As capacidades apresentadas pelas polícias cariocas têm restrições estruturais. Sua utilização de forma estanque, como vinha ocorrendo, vai fomentar quase sempre uma resposta tardia para o enfrentamento de um crime cada vez mais dinâmico e fluido. Porém, abrir mão de uma delas, mais especificamente a PM, como tem sido propagado como solução por alguns, vai deixar o Estado ainda mais refém da situação vigente. Desfazer-se da PM é deixar de lado o instrumento estruturalmente capaz de dar o primeiro alerta e de agir contra a facção criminosa no terreno urbano. Utilizar, de forma dinâmica e sinérgica, essas capacidades parece ser uma opção mais contundente.

 

3. CONCLUSÃO

A dinâmica do tráfico, organizada em duas vertentes: a fluidez transversal que liga as comunidades e a defesa territorial das mesmas, pode e deve ser confrontada pelo aparato estatal. Ao mesmo tempo, a disseminação das milícias na Zona Oeste, para ser contraposta, depende de uma atuação proativa das corregedorias e de uma revisão das ações de segurança orgânica nas unidades da PM e nas delegacias.

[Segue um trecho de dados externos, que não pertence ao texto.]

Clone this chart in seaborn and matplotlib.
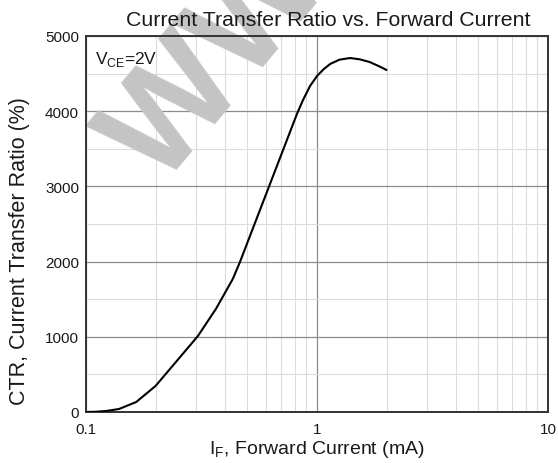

A capacidade da Polícia Civil de investigação e de mapeamento das relações entre indivíduos é essencial para identificar os fluxos que sustentam o tráfico, mas falta-lhe a observação dessas relações no espaço geográfico da cidade. Esse mapeamento, talvez, permitisse compreender a dinâmica organizacional do crime, facilitando ações sobre a estrutura das facções.

Por outro lado, a capacidade de agir com táticas, técnicas e procedimentos característicos de uma estrutura militar, contra indivíduos que utilizam armamento de guerra, aproveitando-se de vantagens oferecidas pelo terreno urbano, também é essencial diante da forma como o tráfico oferece combate, atualmente. Para isso, em vez de desmilitarizar a PM, dever-se-ia pensar em militarizá-la ainda mais - desenvolver nela um grau de disciplina que pode ser classificado como consciente, isto é, todos estão cientes do que precisa ser feito e trabalham de forma sinérgica para fazê-lo. Somente uma organização com esse tipo de coesão sólida, e com um treinamento profissional de alto nível, vai conseguir enfrentar as facções criminosas em seus redutos, com o máximo de precisão e um baixíssimo nível de letalidade, atingindo, enfim, o que a sociedade aspira.

Porém, mesmo uma Polícia Militar composta por profissionais militares de alto nível e uma Polícia Civil com grande capacidade investigativa não dariam conta de mapear, sozinhas, todas as atividades do tráfico e das milícias. É necessária uma estrutura capaz de integrar a informação constatada geograficamente pela PM com a investigação personalizada da Polícia Civil. Um Sistema de Informações Geográficas, atualizado constantemente com as informações de ambas é um exemplo de ferramenta útil para a consecução desse objetivo. Ainda assim, seria só um primeiro passo. Existe a necessidade de pessoal especializado, capaz de analisar tanto os informes sumários produzidos nas distritais e nos Batalhões, quanto observar a dinâmica das organizações nos dados georreferenciados. É necessário, inclusive, treinar e estimular pessoal nas distritais e batalhões para a produção desses informes.

Por fim, ainda há, nas Polícias, uma forte dose de um componente da cultura brasileira descrito por Sérgio Buarque de Hollanda, no Raízes do Brasil, chamada de espírito de facção segundo o qual se formam grupos como um todo indivisível, cujos membros se acham associados, uns aos outros, por sentimentos e deveres pessoais, nunca por ideias (HOLANDA, 1995, p. 79). Transversalizar a informação para melhor enfrentar um óbice comum exige a geração planejada de capacidades, mas é também, uma luta para conquistar corações e mentes.

REFERÊNCIAS BIBLIOGRÁFICAS

HOLANDA, Sérgio Buarque de. Raízes do Brasil. 26 Ed. São Paulo: Companhia das Letras, 1995.